My experience is that for most people, accountability in this form is about being obligated to do what you said you would do because someone else will judge you on your failure or success. This thinking is common, in part, because most of us have grown up in cultural systems that are based on this judging, “pass/fail” model, and we learn to behave in ways that our culture (or organization, family, peer group, etc.) will deem acceptable.

While seeking to remain on “the good side” of people who are important to us isn’t necessarily a bad thing, using this as the primary motivational driver of our choices is both limiting and uninspiring.

We need to widen our view of accountability

We are accountable to everyone, because our choices, which flow from our beliefs, habits, and desires, ripple out to potentially affect the entire world. Though one could interpret such accountability in the same way as the earlier examples (i.e., using fear of judgment to compel certain behavior on our part), I find them near opposites. When I recognize my interconnection with all other life-forms on this planet, I see that I matter and my choices are important.

“Life is not accountable to us. We are accountable to life.”

~ Denis Waitley

Rather than worrying what others will think of the choices I make, I focus on making choices that reflect who I am and how I value the interconnectedness of life. I am inspired by the opportunity to do as Bernie Siegel, MD, once suggested: “to contribute love in [my] own way.” It’s about being accountable to myself and all others simultaneously — because this is reality, this is actually the way our world works.

Service is the new accountability

Finally, accountability, in the “traditional” sense is often about a relationship that is unequal. One person has authority over the other (to a greater or lesser degree). The perception is that the one “holding the other accountable” is somehow superior and that the one being held accountable is in need of someone to make them follow through on their own word.

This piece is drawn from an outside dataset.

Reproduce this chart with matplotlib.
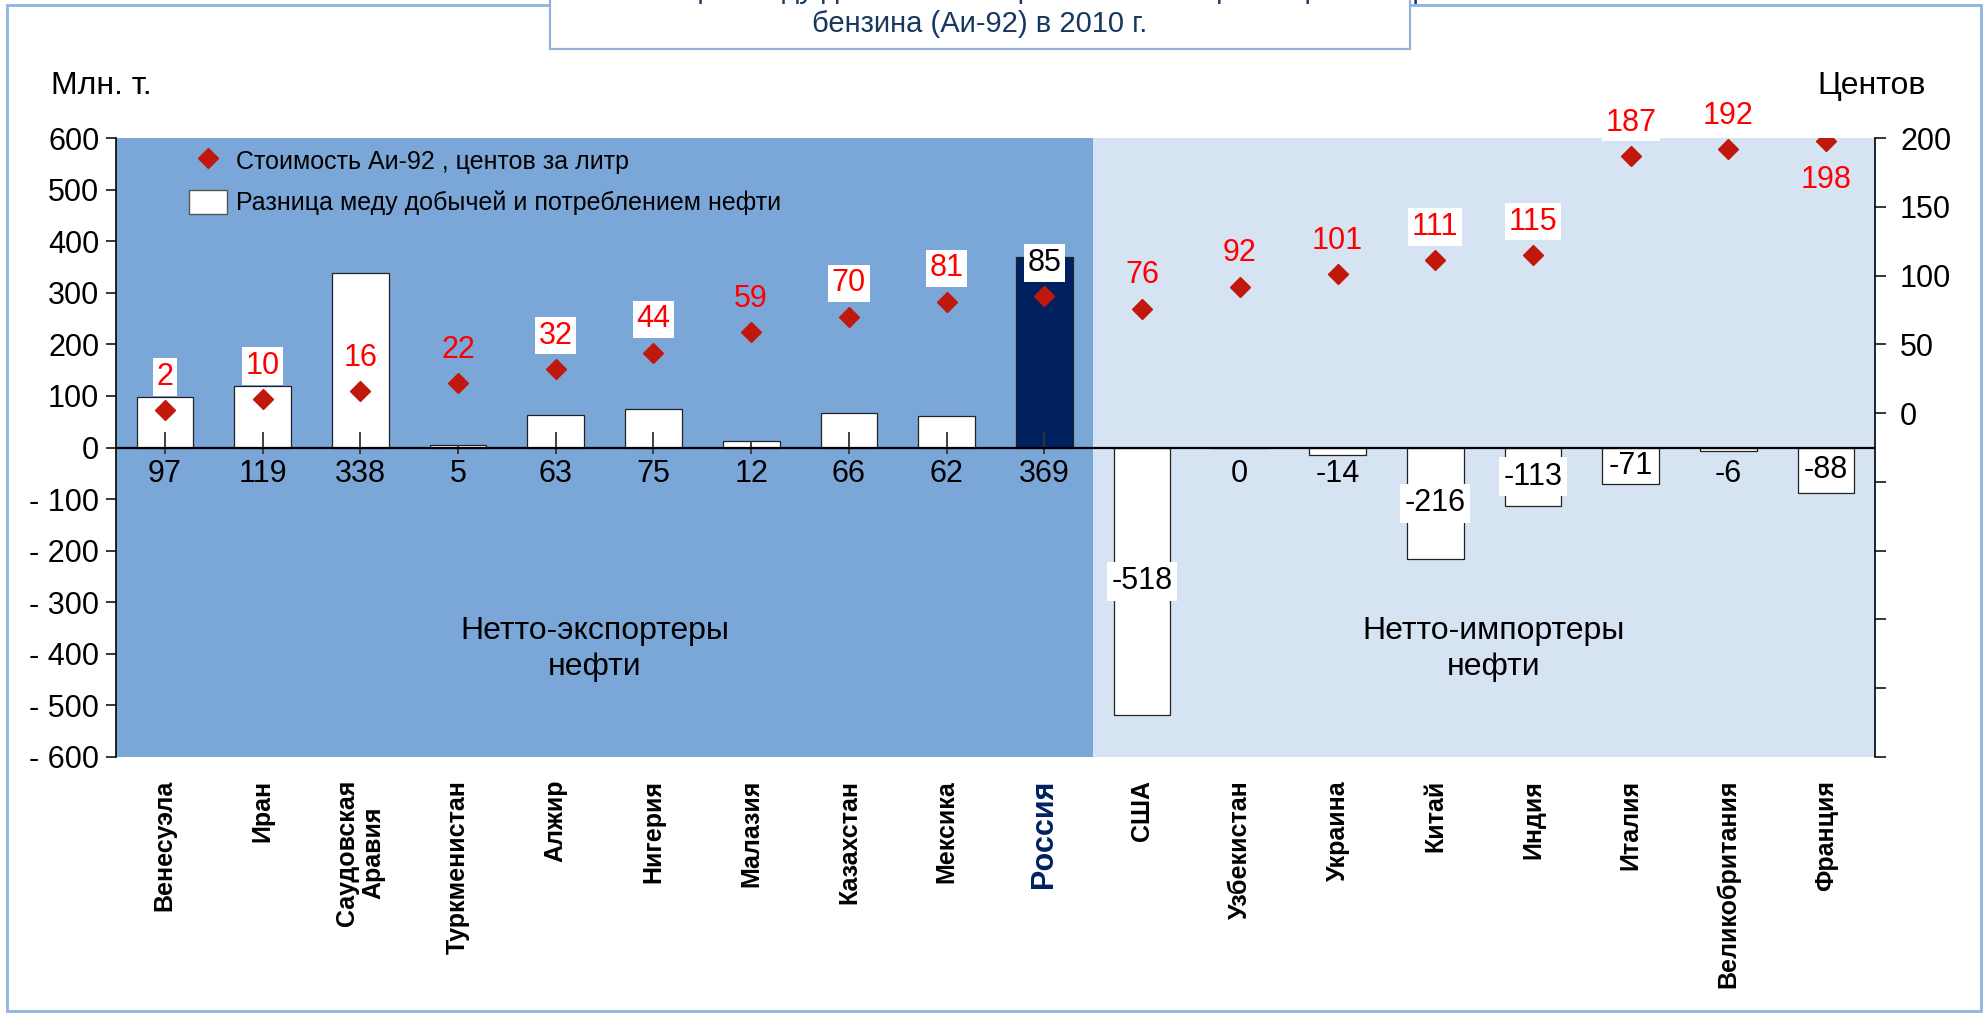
import numpy as np
import matplotlib
matplotlib.use('Agg')
import matplotlib.pyplot as plt
import matplotlib.transforms as mtransforms
from matplotlib.patches import Rectangle, Patch
from matplotlib.lines import Line2D
from matplotlib.ticker import FuncFormatter, MultipleLocator

plt.rcParams['font.family'] = ['Liberation Sans', 'DejaVu Sans']

countries = ['Венесуэла', 'Иран', 'Саудовская\nАравия', 'Туркменистан', 'Алжир',
             'Нигерия', 'Малазия', 'Казахстан', 'Мексика', 'Россия', 'США',
             'Узбекистан', 'Украина', 'Китай', 'Индия', 'Италия',
             'Великобритания', 'Франция']
# production minus consumption, mln t
balance = [97, 119, 338, 5, 63, 75, 12, 66, 62, 369,
           -518, 0, -14, -216, -113, -71, -6, -88]
# Ai-92 price, cents per litre
price = [2, 10, 16, 22, 32, 44, 59, 70, 81, 85,
         76, 92, 101, 111, 115, 187, 192, 198]
n_exporters = 10

# which price labels sit on a white box
price_boxed = [True, True, False, False, True, True, False, True, True, True,
               False, False, False, True, True, True, False, False]

W, H = 1988, 1016
DARK = '#7BA7D8'
LIGHT = '#D6E3F2'
NAVY = '#002060'
MARK = '#C0180C'
FS = 22

fig = plt.figure(figsize=(W / 100, H / 100), dpi=100)
ax = fig.add_axes([116 / W, 1 - 757 / H, (1875 - 116) / W, (757 - 138) / H])

x = np.arange(len(countries))
ax.set_xlim(-0.5, len(countries) - 0.5)
ax.set_ylim(-600, 600)
ax.axvspan(-0.5, n_exporters - 0.5, color=DARK, lw=0, zorder=0)
ax.axvspan(n_exporters - 0.5, len(countries) - 0.5, color=LIGHT, lw=0, zorder=0)

colors = ['white'] * len(countries)
colors[countries.index('Россия')] = NAVY
ax.bar(x, balance, width=0.58, color=colors, edgecolor='#222222', linewidth=0.9, zorder=2)
ax.vlines(x[:n_exporters], -12, np.minimum(balance[:n_exporters], 31),
          color='#333333', lw=1.3, zorder=3)
ax.axhline(0, color='black', lw=1.6, zorder=4)

for s in ['top', 'bottom', 'right']:
    ax.spines[s].set_visible(False)
ax.spines['left'].set_linewidth(1.2)
ax.set_xticks([])
ax.yaxis.set_major_locator(MultipleLocator(100))
ax.yaxis.set_major_formatter(FuncFormatter(lambda v, p: '- %d' % -v if v < 0 else '%d' % v))
ax.tick_params(axis='y', direction='out', length=7, width=1.1, labelsize=FS, pad=5)

for xi, v in zip(x, balance):
    y = v / 2 if v < -50 else -52
    box = dict(boxstyle='square,pad=0.15', fc='white', ec='none') if v < -100 else None
    ax.text(xi, y, str(v), ha='center', va='center', fontsize=FS, bbox=box, zorder=5)

ax.text(4.4, -390, 'Нетто-экспортеры\nнефти', ha='center', va='center', fontsize=23, linespacing=1.25)
ax.text(13.6, -390, 'Нетто-импортеры\nнефти', ha='center', va='center', fontsize=23, linespacing=1.25)

# country names under the plot
trans = mtransforms.blended_transform_factory(ax.transData, fig.transFigure)
for xi, name in zip(x, countries):
    if name == 'Россия':
        ax.text(xi, 1 - 780 / H, name, transform=trans, rotation=90, ha='center', va='top',
                fontsize=22, fontweight='bold', color=NAVY)
    else:
        ax.text(xi, 1 - 780 / H, name, transform=trans, rotation=90, ha='center', va='top',
                fontsize=18, fontweight='bold', multialignment='center', linespacing=1.15)

# price axis
ax2 = ax.twinx()
ax2.set_ylim(-250, 200)
for s in ['top', 'bottom', 'left']:
    ax2.spines[s].set_visible(False)
ax2.spines['right'].set_linewidth(1.2)
ax2.yaxis.set_major_locator(MultipleLocator(50))
ax2.yaxis.set_major_formatter(FuncFormatter(lambda v, p: '%d' % v if v >= 0 else ''))
ax2.tick_params(axis='y', direction='out', length=8, width=1.1, labelsize=FS, pad=10)
ax2.plot(x, price, 'D', color=MARK, ms=10, ls='none', zorder=5)

for i, (xi, p) in enumerate(zip(x, price)):
    off = -28 if p >= 195 else 24
    col = 'black' if countries[i] == 'Россия' else 'red'
    box = dict(boxstyle='square,pad=0.12', fc='white', ec='none') if price_boxed[i] else None
    ax2.annotate(str(p), (xi, p), xytext=(0, off), textcoords='offset points',
                 ha='center', va='center', fontsize=FS, color=col, bbox=box,
                 annotation_clip=False, zorder=6)

handles = [Line2D([], [], marker='D', color=MARK, ls='none', ms=10),
           Patch(facecolor='white', edgecolor='#555555', linewidth=1)]
labels = ['Стоимость Аи-92 , центов за литр', 'Разница меду добычей и потреблением нефти']
ax2.legend(handles, labels, loc='upper left', bbox_to_anchor=(189 / W, 1 - 148 / H),
           bbox_transform=fig.transFigure, frameon=False, fontsize=18,
           handlelength=1.5, handleheight=1.1, handletextpad=0.4, labelspacing=0.65,
           borderpad=0, borderaxespad=0)

fig.text(51 / W, 1 - 86 / H, 'Млн. т.', fontsize=23, ha='left', va='center')
fig.text(1872 / W, 1 - 86 / H, 'Центов', fontsize=23, ha='center', va='center')

# outer frame and title box (first title line is cut off at the top edge)
fig.add_artist(Rectangle((7 / W, 1 - 1011 / H), (1981 - 7) / W, (1011 - 5) / H,
                         transform=fig.transFigure, fill=False, ec='#8DB4E2', lw=2, zorder=0))
fig.add_artist(Rectangle((550 / W, 1 - 49 / H), 860 / W, 0.2, transform=fig.transFigure,
                         fc='white', ec='#95B3D7', lw=1.6, zorder=10))
fig.text(1025 / W, 1 + 2 / H, 'Разница между добычей и потреблением нефти и цена литра',
         fontsize=21, color='#17375E', ha='center', va='baseline', zorder=11)
fig.text(980 / W, 1 - 24 / H, 'бензина (Аи-92) в 2010 г.', fontsize=21,
         color='#17375E', ha='center', va='center', zorder=11)

fig.savefig('out.png', dpi=100)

While I know that we all have times when we break our word or otherwise fall short of following through on our commitments, being “beholden” to another doesn’t necessarily lessen the chances that we will fall short.

“It is not only what we do, but also what we do not do, for which we are accountable.”

~ Moliere

For me, a better way to think of accountability is to think of one’s life as being in service to something. Making choices and then following through, or not following through, serves some purpose.

  • We heal or we wound.
  • We awaken or we slumber.
  • We connect or we retreat.
  • We love or we hate.

With every choice we make, we serve to create some effect on our world. The effect either fosters more of what we want in our world or less. The effect either brings greater connection or greater separation. Regardless of whether others applaud or rebuke our choices, we all live with their effects. Perhaps author and physician Rachel Naomi Remen, MD, said it best.

“Service rests on the basic premise that the nature of life is sacred, that life is a holy mystery with an unknown purpose. When we serve, we know that we belong to life and to that purpose….From the perspective of service, we are all connected: All suffering is like my suffering, and all joy is like my joy. The impulse to serve emerges naturally and inevitably from this way of seeing.”